The U.S. men’s national team’s quest to face as much World Cup-caliber competition before the World Cup as possible has led to the securing of yet another opponent capable of testing Gregg Berhalter’s squad.
The Americans will face Japan on September 23 in Dusseldorf, Germany, U.S. Soccer announced on Tuesday.
The USMNT will face Japan four days prior to taking on Saudi Arabia in Murcia, Spain on September 27th.
The September friendlies will be the final opportunity for the USMNT to bring together their full-strength squad before the World Cup in November, giving Berhalter his final chance to see his team play together, and potentially integrate any new faces that may emerge as candidates for consideration.
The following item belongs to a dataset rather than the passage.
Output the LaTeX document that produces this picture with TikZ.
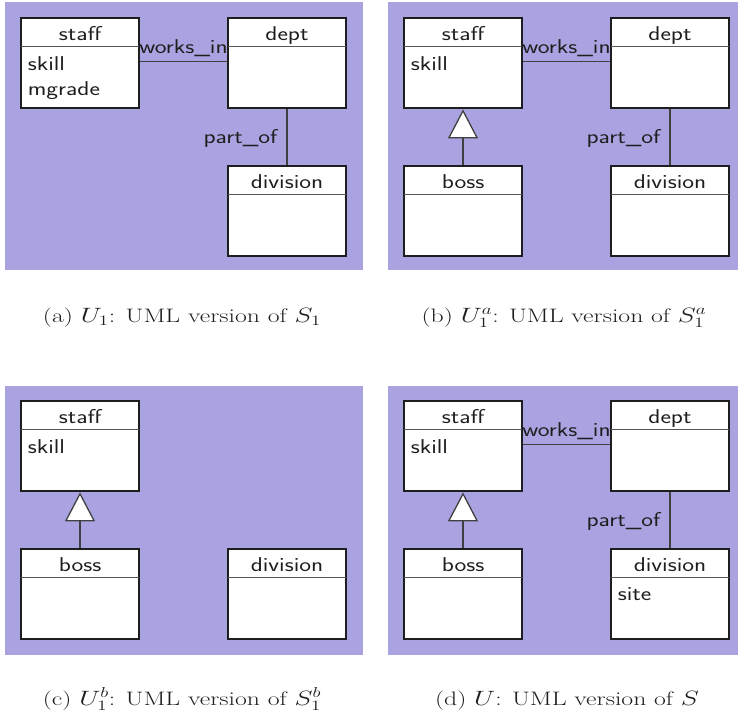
\documentclass[tikz,border=0pt]{standalone}
\usepackage{graphicx}
\usetikzlibrary{fit,arrows.meta}
\definecolor{bgpurple}{RGB}{170,163,225}
\definecolor{ink}{RGB}{30,30,30}
\newcommand\wide[1]{\scalebox{1.25}[1]{#1}}
\newcommand\widecap[1]{\scalebox{1.32}[1]{#1}}
\tikzset{
  panel/.style={fill=bgpurple, draw=none},
  classbox/.style={draw=ink, fill=white, line width=2.8pt, inner sep=0pt},
  sepline/.style={draw=ink!75, line width=1.1pt, shorten >=1.4pt, shorten <=1.4pt},
  ctitle/.style={font=\sffamily\fontsize{20}{25}\selectfont, text=ink, inner sep=0pt, anchor=base},
  cattr/.style={font=\sffamily\fontsize{20}{25}\selectfont, text=ink, align=left, inner sep=0pt, anchor=north west},
  conn/.style={draw=ink!85, line width=1.3pt},
  assoc/.style={font=\sffamily\fontsize{20}{25}\selectfont, text=ink, inner sep=0pt},
  inherit/.style={conn, -{Triangle[length=29pt,width=30pt,fill=white]}},
  capt/.style={font=\fontsize{19.5}{23}\selectfont, text=ink, inner sep=0pt, anchor=base},
}
\newcommand\umlclass[7]{%
  \node[classbox, fit={(#2,#3) (#4,#5)}] (#1) {};
  \draw[sepline] ([yshift=-30pt]#1.north west) -- ([yshift=-30pt]#1.north east);
  \node[ctitle] (#1-t) at ([yshift=-24pt]#1.north) {\wide{#6}};
  \node[cattr] (#1-a) at ([xshift=8pt,yshift=-40pt]#1.north west) {#7};
}
\begin{document}
\begin{tikzpicture}[x=1pt,y=-1pt]
\useasboundingbox (0,0) rectangle (738,718);
% panels
\fill[panel] (5,2) rectangle (363,270);
\fill[panel] (388,2) rectangle (738,270);
\fill[panel] (5,386) rectangle (363,655);
\fill[panel] (388,386) rectangle (738,655);

% (a)
\umlclass{as}{21}{18}{139}{108}{staff}{\wide{skill}\\\wide{mgrade}}
\umlclass{ad}{228}{18}{346}{108}{dept}{}
\umlclass{av}{228}{166}{346}{256}{division}{}
\draw[conn] ([yshift=-45pt]as.north east) -- ([yshift=-45pt]ad.north west)
  node[assoc, midway, anchor=base, yshift=8pt] (a-works) {\wide{works\_in}};
\draw[conn] (ad.south) -- (av.north)
  node[assoc, midway, anchor=base east, xshift=-9pt, yshift=-6pt] (a-part) {\wide{part\_of}};

% (b)
\umlclass{bs}{404}{18}{522}{108}{staff}{\wide{skill}}
\umlclass{bd}{611}{18}{729}{108}{dept}{}
\umlclass{bb}{404}{166}{522}{256}{boss}{}
\umlclass{bv}{611}{166}{729}{256}{division}{}
\draw[conn] ([yshift=-45pt]bs.north east) -- ([yshift=-45pt]bd.north west)
  node[assoc, midway, anchor=base, yshift=8pt] (b-works) {\wide{works\_in}};
\draw[conn] (bd.south) -- (bv.north)
  node[assoc, midway, anchor=base east, xshift=-9pt, yshift=-6pt] (b-part) {\wide{part\_of}};
\draw[inherit] (bb.north) -- (bs.south);

% (c)
\umlclass{cs}{21}{401}{139}{491}{staff}{\wide{skill}}
\umlclass{cb}{21}{549}{139}{639}{boss}{}
\umlclass{cv}{228}{549}{346}{639}{division}{}
\draw[inherit] (cb.north) -- (cs.south);

% (d)
\umlclass{ds}{404}{401}{522}{491}{staff}{\wide{skill}}
\umlclass{dd}{611}{401}{729}{491}{dept}{}
\umlclass{db}{404}{549}{522}{639}{boss}{}
\umlclass{dv}{611}{549}{729}{639}{division}{\wide{site}}
\draw[conn] ([yshift=-45pt]ds.north east) -- ([yshift=-45pt]dd.north west)
  node[assoc, midway, anchor=base, yshift=8pt] (d-works) {\wide{works\_in}};
\draw[conn] (dd.south) -- (dv.north)
  node[assoc, midway, anchor=base east, xshift=-9pt, yshift=-6pt] (d-part) {\wide{part\_of}};
\draw[inherit] (db.north) -- (ds.south);

% captions
\node[capt] (capa) at (182,322.5) {\widecap{(a) $U_1$: UML version of $S_1$}};
\node[capt] (capb) at (564,322.5) {\widecap{(b) $U_1^a$: UML version of $S_1^a$}};
\node[capt] (capc) at (182,705.5) {\widecap{(c) $U_1^b$: UML version of $S_1^b$}};
\node[capt] (capd) at (567,705.5) {\widecap{(d) $U$: UML version of $S$}};
\end{tikzpicture}
\end{document}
The Americans last played in June, beating World Cup-bound Morocco, 3-0, and tying fellow World Cup participant Uruguay, 0-0 before posting a 5-0 Concacaf Nations League win against Grenada and 1-1 draw at El Salvador.
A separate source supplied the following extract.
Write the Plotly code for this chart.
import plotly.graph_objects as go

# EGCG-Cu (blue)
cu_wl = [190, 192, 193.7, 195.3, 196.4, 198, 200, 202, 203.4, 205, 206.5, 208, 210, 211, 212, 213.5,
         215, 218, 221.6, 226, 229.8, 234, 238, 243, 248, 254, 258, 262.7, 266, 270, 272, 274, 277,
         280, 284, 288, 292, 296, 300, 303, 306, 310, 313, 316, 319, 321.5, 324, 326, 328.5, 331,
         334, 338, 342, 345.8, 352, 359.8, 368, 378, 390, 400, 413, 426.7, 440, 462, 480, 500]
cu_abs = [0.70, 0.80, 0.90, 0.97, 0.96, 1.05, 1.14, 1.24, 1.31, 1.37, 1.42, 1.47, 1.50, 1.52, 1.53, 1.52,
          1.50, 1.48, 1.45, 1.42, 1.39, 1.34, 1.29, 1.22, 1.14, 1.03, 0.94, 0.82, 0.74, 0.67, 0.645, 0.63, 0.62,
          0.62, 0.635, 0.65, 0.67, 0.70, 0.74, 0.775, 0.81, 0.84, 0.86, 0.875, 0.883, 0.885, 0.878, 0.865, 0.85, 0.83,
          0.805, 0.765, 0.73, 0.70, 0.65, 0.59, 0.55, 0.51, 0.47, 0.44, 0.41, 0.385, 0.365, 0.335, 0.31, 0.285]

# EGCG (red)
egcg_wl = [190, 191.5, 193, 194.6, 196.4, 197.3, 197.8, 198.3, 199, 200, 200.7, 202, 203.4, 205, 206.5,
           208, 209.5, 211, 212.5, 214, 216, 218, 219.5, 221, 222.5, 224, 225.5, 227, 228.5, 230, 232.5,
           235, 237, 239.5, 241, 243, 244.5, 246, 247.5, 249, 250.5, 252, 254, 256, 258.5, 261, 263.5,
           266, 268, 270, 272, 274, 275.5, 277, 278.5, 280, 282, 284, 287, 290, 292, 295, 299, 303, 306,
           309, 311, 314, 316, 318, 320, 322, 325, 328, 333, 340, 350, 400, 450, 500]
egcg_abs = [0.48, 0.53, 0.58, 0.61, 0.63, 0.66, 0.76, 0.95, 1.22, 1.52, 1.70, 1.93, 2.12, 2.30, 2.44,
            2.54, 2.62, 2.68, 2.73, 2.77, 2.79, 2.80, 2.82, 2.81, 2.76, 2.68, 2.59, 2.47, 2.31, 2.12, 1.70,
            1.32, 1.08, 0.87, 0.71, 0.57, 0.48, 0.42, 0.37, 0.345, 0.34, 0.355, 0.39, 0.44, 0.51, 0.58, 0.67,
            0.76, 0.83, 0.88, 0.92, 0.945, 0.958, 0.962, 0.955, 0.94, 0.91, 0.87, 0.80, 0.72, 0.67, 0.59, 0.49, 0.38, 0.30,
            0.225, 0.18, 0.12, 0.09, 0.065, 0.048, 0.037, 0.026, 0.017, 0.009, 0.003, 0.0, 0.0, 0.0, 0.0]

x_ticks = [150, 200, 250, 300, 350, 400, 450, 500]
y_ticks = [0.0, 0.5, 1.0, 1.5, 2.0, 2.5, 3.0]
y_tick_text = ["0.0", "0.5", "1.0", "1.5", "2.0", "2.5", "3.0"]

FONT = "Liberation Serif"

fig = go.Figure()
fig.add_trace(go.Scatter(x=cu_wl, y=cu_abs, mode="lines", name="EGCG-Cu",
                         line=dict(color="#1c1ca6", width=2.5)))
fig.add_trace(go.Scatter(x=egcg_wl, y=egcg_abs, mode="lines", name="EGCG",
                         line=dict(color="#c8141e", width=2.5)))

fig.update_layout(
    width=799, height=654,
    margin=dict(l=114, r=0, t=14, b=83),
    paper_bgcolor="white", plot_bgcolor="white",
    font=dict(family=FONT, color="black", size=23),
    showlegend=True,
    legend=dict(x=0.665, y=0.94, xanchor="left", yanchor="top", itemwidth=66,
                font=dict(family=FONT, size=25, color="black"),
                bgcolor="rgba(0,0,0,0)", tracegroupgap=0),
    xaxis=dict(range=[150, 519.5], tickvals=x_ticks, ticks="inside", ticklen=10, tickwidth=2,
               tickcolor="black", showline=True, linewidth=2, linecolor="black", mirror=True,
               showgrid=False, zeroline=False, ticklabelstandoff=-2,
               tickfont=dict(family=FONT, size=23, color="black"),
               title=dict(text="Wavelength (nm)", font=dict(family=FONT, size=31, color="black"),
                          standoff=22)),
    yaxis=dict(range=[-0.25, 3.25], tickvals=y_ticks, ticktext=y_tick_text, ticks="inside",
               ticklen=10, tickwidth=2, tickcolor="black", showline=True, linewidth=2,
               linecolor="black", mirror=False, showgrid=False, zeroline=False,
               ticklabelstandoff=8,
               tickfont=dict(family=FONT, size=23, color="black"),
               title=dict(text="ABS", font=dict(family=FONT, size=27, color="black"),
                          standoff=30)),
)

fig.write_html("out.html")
The USMNT open World Cup group play on November 21 against Wales before taking on England on Friday, November. 25 and finish the first round vs. IR Iran on Nov. 29. All three of the USA’s group stage games will kick off at 2 p.m. ET.
Japan’s got some real quality. Tomiyasu plays with Arsenal – usually off the bench, but he gets lots of minutes – and there’s tons of others who feature heavily in Germany and a few others scattered across England, France, and Scotland. A good many of their bench guys still play in the J-League but like the US, those guys tend to be either younger or older.
Saudi I’m a lot less sold on. Every single player on their roster plays in their domestic league, and the vast majority of their starters play for either Al-Hilal or Al-Nassr, both out of Riyadh. In classic kingdom fashion, all roads in Saudi Arabia lead to the capital, and most other teams tend to be organ donors for those two, one of which wins the Saudi league almost every year. So they have familiarity and know one another very well…but they also play on stacked big-money teams that mostly whump on whatever the Saudi equivalent of the Washington Generals is every week. They got thumped 2-0 by Japan in February, lost to Venezuela and Colombia in June, and tied China 1-1 in March…their only two victories in 2022, in fact, have been 1-0 wins over Oman and Australia. They were also terrible in the Asian Cup in December, crashing out of Group Stage by losing to Morocco and Jordan and managing only a tie against lowly Palestine.
Unsurprisingly, Japan’s ranked #24 in the world, Saudi just #53.